* [DIRECTIVE]: Please reproduce the lines of the records below from the one holding "Reproduce this chart with D3.js." through the one holding "const x = d3.scaleLinear().domain([0, 1]).range([left, width]);", inclusive, skipping all pictures.

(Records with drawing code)
- - -

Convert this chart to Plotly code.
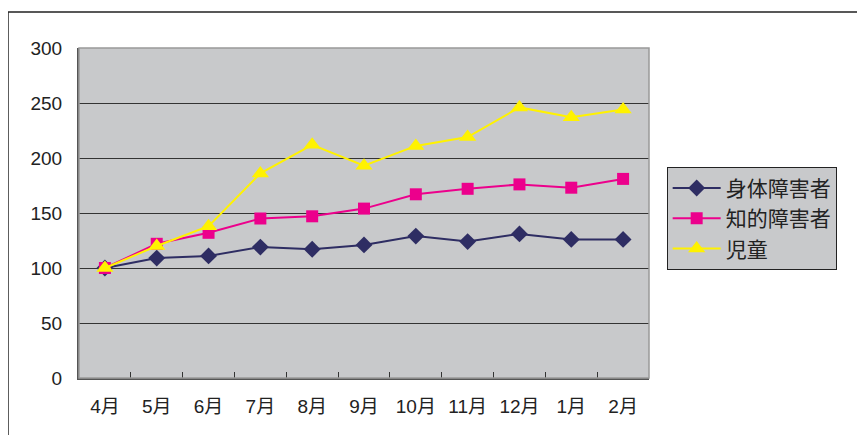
import plotly.graph_objects as go

months = ["4月", "5月", "6月", "7月", "8月", "9月", "10月", "11月", "12月", "1月", "2月"]
physical = [100, 109, 111, 119, 117, 121, 129, 124, 131, 126, 126]
intellectual = [100, 122, 132, 145, 147, 154, 167, 172, 176, 173, 181]
children = [100, 120, 138, 186, 212, 193, 211, 219, 246, 237, 244]

series_names = ["身体障害者", "知的障害者", "児童"]

FONT = "Liberation Sans, Arial, Noto Sans CJK JP, sans-serif"
BG = "#c8c9cb"

fig = go.Figure()
fig.add_trace(go.Scatter(x=months, y=physical, name=series_names[0], mode="lines+markers",
                         line=dict(color="#2e2d63", width=2),
                         marker=dict(symbol="diamond", size=13, color="#2e2d63")))
fig.add_trace(go.Scatter(x=months, y=intellectual, name=series_names[1], mode="lines+markers",
                         line=dict(color="#ec008c", width=2),
                         marker=dict(symbol="square", size=12, color="#ec008c")))
fig.add_trace(go.Scatter(x=months, y=children, name=series_names[2], mode="lines+markers",
                         line=dict(color="#fff200", width=2),
                         marker=dict(symbol="triangle-up", size=15, color="#fff200")))

fig.update_layout(
    width=865, height=435,
    margin=dict(l=71, r=224, t=40, b=65),
    paper_bgcolor="white", plot_bgcolor=BG,
    font=dict(family=FONT, size=19, color="#222"),
    showlegend=True,
    legend=dict(x=1.031, y=0.64, xanchor="left", yanchor="top",
                bgcolor=BG, bordercolor="#222", borderwidth=1,
                font=dict(size=21, family="Noto Sans CJK JP, sans-serif"),
                tracegroupgap=0, itemwidth=48),
    shapes=[dict(type="rect", xref="paper", yref="paper",
                 x0=-0.1246, x1=1.6, y0=-0.6, y1=1.109,
                 line=dict(color="#222", width=1.5), layer="below")],
)
fig.update_xaxes(type="category", range=[-0.5, len(months) - 0.5],
                 tickson="boundaries", ticks="inside", ticklen=6,
                 tickcolor="#333", showline=True, linecolor="#555", linewidth=2,
                 mirror=False, showgrid=False, ticklabelstandoff=10,
                 tickfont=dict(size=19, family="Liberation Sans, Noto Sans CJK JP, sans-serif"))
fig.update_yaxes(range=[0, 300], dtick=50, ticks="inside", ticklen=5, tickcolor="#333",
                 showline=True, linecolor="#555", linewidth=2,
                 showgrid=True, gridcolor="#333", gridwidth=1,
                 zeroline=False, ticklabelstandoff=11,
                 tickfont=dict(size=19))
# light frame on top/right of plot area
fig.add_shape(type="rect", xref="paper", yref="paper", x0=0, x1=1, y0=0, y1=1,
              line=dict(color="#999", width=1.5))

fig.write_html("out.html")
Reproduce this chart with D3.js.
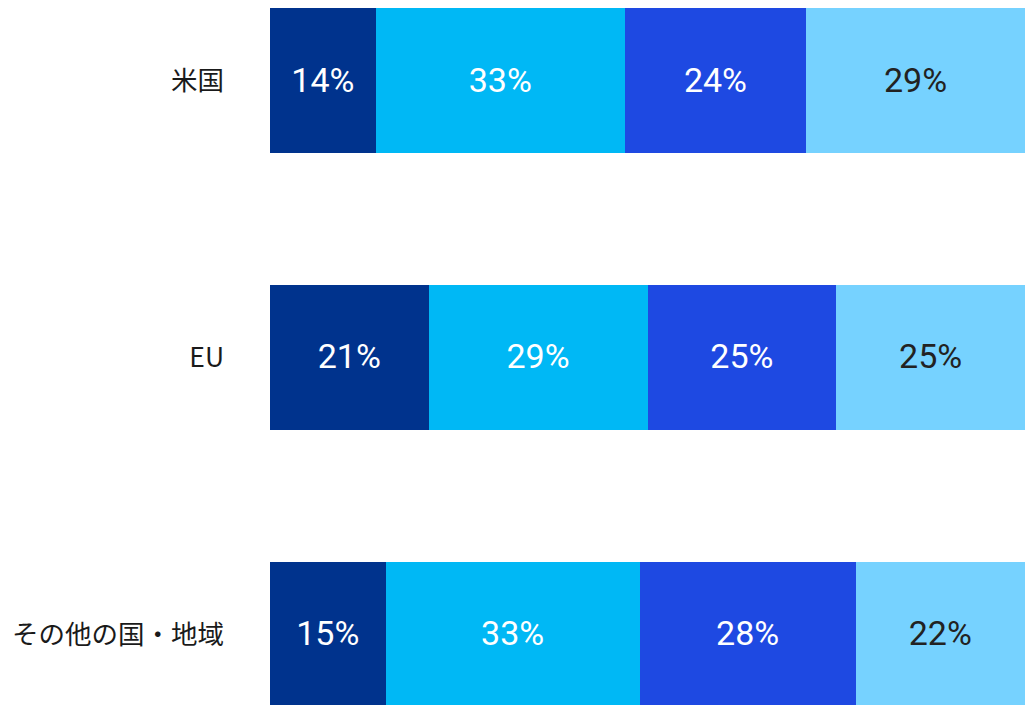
<!DOCTYPE html>
<html>
<head>
<meta charset="utf-8">
<script src="https://cdn.jsdelivr.net/npm/d3@7"></script>
<style>
  html, body { margin: 0; padding: 0; background: #fff; }
  svg { display: block; }
</style>
</head>
<body>
<svg id="chart" width="1025" height="705"></svg>
<script>
// Share by region, four segments per row
const regions = ["米国", "EU", "その他の国・地域"];
const segments = ["s1", "s2", "s3", "s4"];
const valuesS1 = [14, 21, 15];
const valuesS2 = [33, 29, 33];
const valuesS3 = [24, 25, 28];
const valuesS4 = [29, 25, 22];
const segmentColors = ["#00338D", "#00B8F5", "#1E49E2", "#76D2FF"];
const labelColors = ["#ffffff", "#ffffff", "#ffffff", "#222222"];

const rows = regions.map((r, i) => ({
  region: r,
  s1: valuesS1[i], s2: valuesS2[i], s3: valuesS3[i], s4: valuesS4[i]
}));

const svg = d3.select("#chart");
const width = 1025;
const left = 270;

// last band runs slightly past the bottom edge
const y = d3.scaleBand()
  .domain(regions)
  .range([8, 707])
  .paddingInner(0.4745)
  .paddingOuter(0);

const x = d3.scaleLinear().domain([0, 1]).range([left, width]);

const stack = d3.stack().keys(segments).offset(d3.stackOffsetExpand);
const series = stack(rows);

const color = d3.scaleOrdinal().domain(segments).range(segmentColors);
const textColor = d3.scaleOrdinal().domain(segments).range(labelColors);

const groups = svg.append("g").selectAll("g")
  .data(series)
  .join("g")
  .attr("fill", d => color(d.key));

groups.selectAll("rect")
  .data(d => d.map(v => ({ key: d.key, v })))
  .join("rect")
  .attr("x", d => x(d.v[0]))
  .attr("width", d => x(d.v[1]) - x(d.v[0]))
  .attr("y", d => y(d.v.data.region))
  .attr("height", y.bandwidth())
  .attr("shape-rendering", "crispEdges");

groups.selectAll("text")
  .data(d => d.map(v => ({ key: d.key, v })))
  .join("text")
  .attr("x", d => (x(d.v[0]) + x(d.v[1])) / 2)
  .attr("y", d => y(d.v.data.region) + y.bandwidth() / 2 - 1)
  .attr("dy", "0.35em")
  .attr("text-anchor", "middle")
  .attr("fill", d => textColor(d.key))
  .style("font-family", "Roboto, 'Noto Sans', sans-serif")
  .style("font-size", "34px")
  .text(d => d.v.data[d.key] + "%");

// Region labels on the left
const yAxis = svg.append("g")
  .attr("transform", `translate(${left - 46},0)`)
  .call(d3.axisLeft(y).tickSize(0).tickPadding(0));
yAxis.select(".domain").remove();
yAxis.selectAll("text")
  .attr("fill", "#1a1a1a")
  .attr("dy", "0.35em")
  .style("font-family", "'Noto Sans CJK JP', 'Noto Sans', sans-serif")
  .style("font-weight", "400")
  .style("font-size", "26.5px");
</script>
</body>
</html>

- - -

* [SOLUTION TO THIS EXERCISE]:
Reproduce this chart with D3.js.
<!DOCTYPE html>
<html>
<head>
<meta charset="utf-8">
<script src="https://cdn.jsdelivr.net/npm/d3@7"></script>
<style>
  html, body { margin: 0; padding: 0; background: #fff; }
  svg { display: block; }
</style>
</head>
<body>
<svg id="chart" width="1025" height="705"></svg>
<script>
// Share by region, four segments per row
const regions = ["米国", "EU", "その他の国・地域"];
const segments = ["s1", "s2", "s3", "s4"];
const valuesS1 = [14, 21, 15];
const valuesS2 = [33, 29, 33];
const valuesS3 = [24, 25, 28];
const valuesS4 = [29, 25, 22];
const segmentColors = ["#00338D", "#00B8F5", "#1E49E2", "#76D2FF"];
const labelColors = ["#ffffff", "#ffffff", "#ffffff", "#222222"];

const rows = regions.map((r, i) => ({
  region: r,
  s1: valuesS1[i], s2: valuesS2[i], s3: valuesS3[i], s4: valuesS4[i]
}));

const svg = d3.select("#chart");
const width = 1025;
const left = 270;

// last band runs slightly past the bottom edge
const y = d3.scaleBand()
  .domain(regions)
  .range([8, 707])
  .paddingInner(0.4745)
  .paddingOuter(0);

const x = d3.scaleLinear().domain([0, 1]).range([left, width]);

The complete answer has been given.